(Do this):
Beginning with the first line, set down every line through the one containing "plt.rcParams['mathtext.rm'] = 'Liberation", exactly as it appears, but not the pictures.

(Data segment):

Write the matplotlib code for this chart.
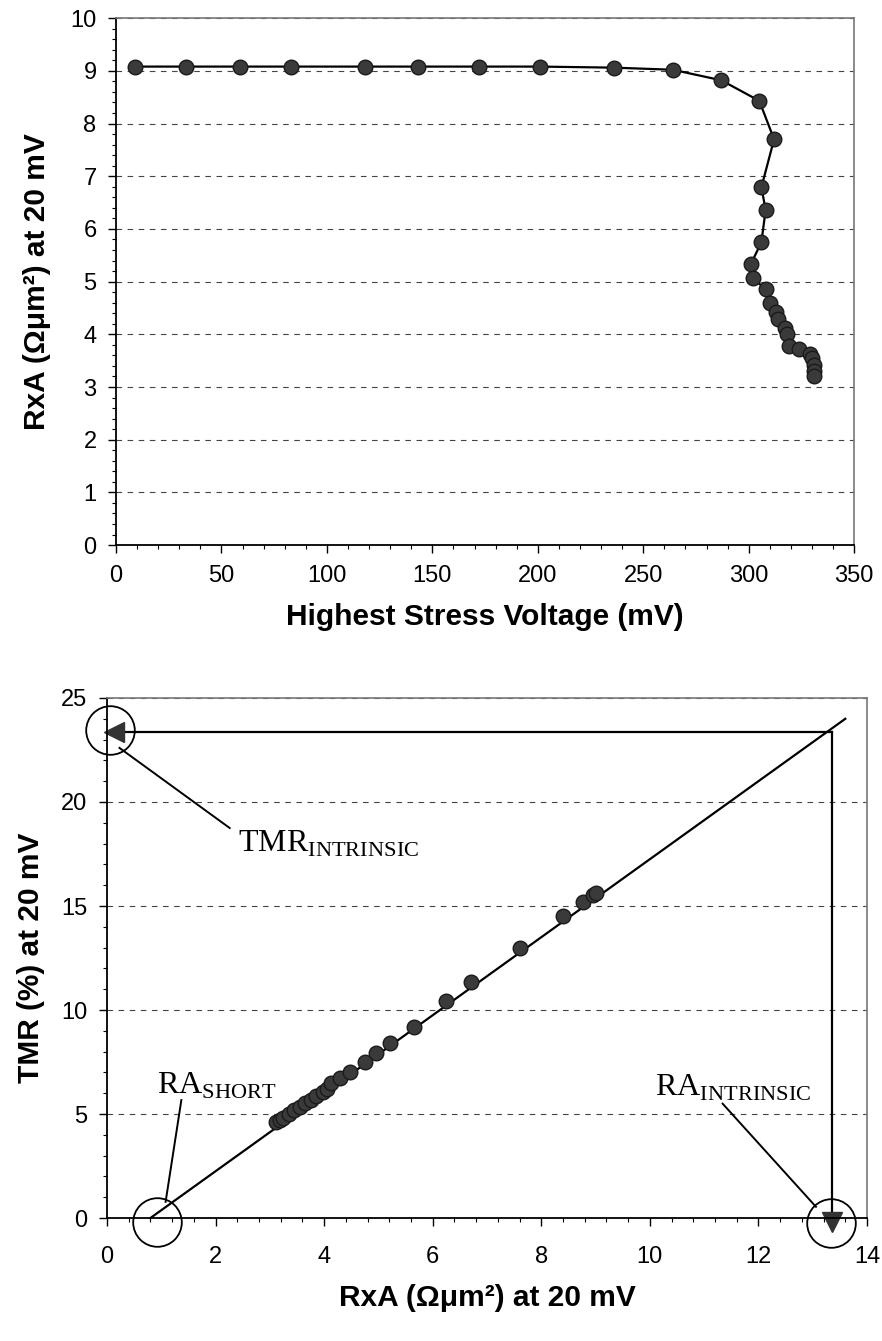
import matplotlib
matplotlib.use('Agg')
import matplotlib.pyplot as plt
from matplotlib.ticker import MultipleLocator

plt.rcParams['font.family'] = ['Liberation Sans', 'DejaVu Sans']
plt.rcParams['mathtext.fontset'] = 'custom'
plt.rcParams['mathtext.rm'] = 'Liberation Serif'

# top chart: RxA vs highest stress voltage
stress_mv = [9, 33, 59, 83, 118, 143, 172, 201, 236, 264, 287, 305, 312,
             306, 308, 306, 301, 302, 308, 310, 313, 314, 317, 318, 319,
             324, 329, 330, 331, 331, 331]
ra_top = [9.08, 9.08, 9.08, 9.08, 9.08, 9.08, 9.08, 9.08, 9.06, 9.02, 8.82,
          8.43, 7.70, 6.79, 6.36, 5.75, 5.33, 5.06, 4.86, 4.59, 4.43, 4.30,
          4.12, 4.01, 3.78, 3.72, 3.63, 3.55, 3.42, 3.30, 3.20]

# bottom chart: TMR vs RxA
ra_bot = [3.12, 3.18, 3.25, 3.35, 3.45, 3.55, 3.65, 3.75, 3.85, 3.97, 4.05,
          4.13, 4.29, 4.47, 4.76, 4.96, 5.21, 5.65, 6.25, 6.70, 7.61, 8.40,
          8.77, 8.95, 9.01]
tmr_bot = [4.63, 4.72, 4.82, 5.00, 5.18, 5.35, 5.52, 5.68, 5.85, 6.05, 6.22,
           6.47, 6.75, 7.03, 7.52, 7.92, 8.40, 9.20, 10.43, 11.36, 12.97,
           14.52, 15.21, 15.55, 15.61]
fit_x = [0.8, 13.6]
fit_y = [0.0, 24.0]
ra_short = 0.92
ra_intrinsic = 13.35
tmr_intrinsic = 23.35

fig = plt.figure(figsize=(8.82, 13.41), dpi=100)
ax1 = fig.add_axes([0.1315, 0.5935, 0.837, 0.393])
ax2 = fig.add_axes([0.1213, 0.0917, 0.8617, 0.3878])

grid_kw = dict(color='#444444', lw=0.8, ls=(0, (5, 5)))

for ax in (ax1, ax2):
    ax.yaxis.grid(True, **grid_kw)
    ax.set_axisbelow(True)
    for s in ('top', 'right'):
        ax.spines[s].set_color('#777777')
        ax.spines[s].set_linewidth(1.2)
    for s in ('left', 'bottom'):
        ax.spines[s].set_color('black')
        ax.spines[s].set_linewidth(1.3)
    ax.tick_params(which='major', length=6, width=1, labelsize=17, pad=8)
    ax.tick_params(which='minor', length=3, width=0.8)

# top
ax1.plot(stress_mv, ra_top, color='black', lw=1.6, marker='o', ms=10.5,
         mfc='#3a3a3a', mec='#1a1a1a', mew=1)
ax1.set_xlim(0, 350)
ax1.set_ylim(0, 10)
ax1.xaxis.set_major_locator(MultipleLocator(50))
ax1.xaxis.set_minor_locator(MultipleLocator(10))
ax1.yaxis.set_major_locator(MultipleLocator(1))
ax1.yaxis.set_minor_locator(MultipleLocator(0.2))
ax1.set_xlabel('Highest Stress Voltage (mV)', fontsize=21.5, fontweight='bold', labelpad=12)
ax1.set_ylabel('RxA (Ωμm²) at 20 mV', fontsize=21.5, fontweight='bold', labelpad=14)

# bottom
ax2.plot(fit_x, fit_y, color='black', lw=1.6, clip_on=False)
ax2.plot(ra_bot, tmr_bot, ls='none', marker='o', ms=10.5,
         mfc='#3a3a3a', mec='#1a1a1a', mew=1)
ax2.plot([ra_intrinsic, 0.2], [tmr_intrinsic, tmr_intrinsic], color='black', lw=1.6)
ax2.plot([ra_intrinsic, ra_intrinsic], [tmr_intrinsic, 0], color='black', lw=1.6)
ax2.plot([0.12], [tmr_intrinsic], marker='<', ms=14, color='#333333', clip_on=False)
ax2.plot([ra_intrinsic], [-0.2], marker='v', ms=14, color='#333333', clip_on=False)

circ = dict(ls='none', marker='o', ms=35, mfc='none', mec='black', mew=1.3, clip_on=False)
ax2.plot([0.05], [23.46], **circ)
ax2.plot([ra_short], [-0.18], **circ)
ax2.plot([13.34], [-0.25], **circ)

ax2.plot([0.23, 2.26], [22.6, 18.75], color='black', lw=1.4)
ax2.text(2.41, 17.6, r'$\mathrm{TMR}_{\mathrm{INTRINSIC}}$', fontsize=23, ha='left', va='baseline')
ax2.plot([1.37, 1.08], [5.67, 0.78], color='black', lw=1.4)
ax2.text(0.93, 6.0, r'$\mathrm{RA}_{\mathrm{SHORT}}$', fontsize=23, ha='left', va='baseline')
ax2.plot([11.34, 13.06], [5.5, 0.54], color='black', lw=1.4)
ax2.text(12.98, 5.9, r'$\mathrm{RA}_{\mathrm{INTRINSIC}}$', fontsize=23, ha='right', va='baseline')

ax2.set_xlim(0, 14)
ax2.set_ylim(0, 25)
ax2.xaxis.set_major_locator(MultipleLocator(2))
ax2.xaxis.set_minor_locator(MultipleLocator(0.4))
ax2.yaxis.set_major_locator(MultipleLocator(5))
ax2.yaxis.set_minor_locator(MultipleLocator(1))
ax2.tick_params(axis='x', which='major', pad=14)
ax2.set_xlabel('RxA (Ωμm²) at 20 mV', fontsize=21.5, fontweight='bold', labelpad=12)
ax2.set_ylabel('TMR (%) at 20 mV', fontsize=21.5, fontweight='bold', labelpad=12)

fig.savefig('out.png', dpi=100)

(Response to the exercise):
Write the matplotlib code for this chart.
import matplotlib
matplotlib.use('Agg')
import matplotlib.pyplot as plt
from matplotlib.ticker import MultipleLocator

plt.rcParams['font.family'] = ['Liberation Sans', 'DejaVu Sans']
plt.rcParams['mathtext.fontset'] = 'custom'
plt.rcParams['mathtext.rm'] = 'Liberation Serif'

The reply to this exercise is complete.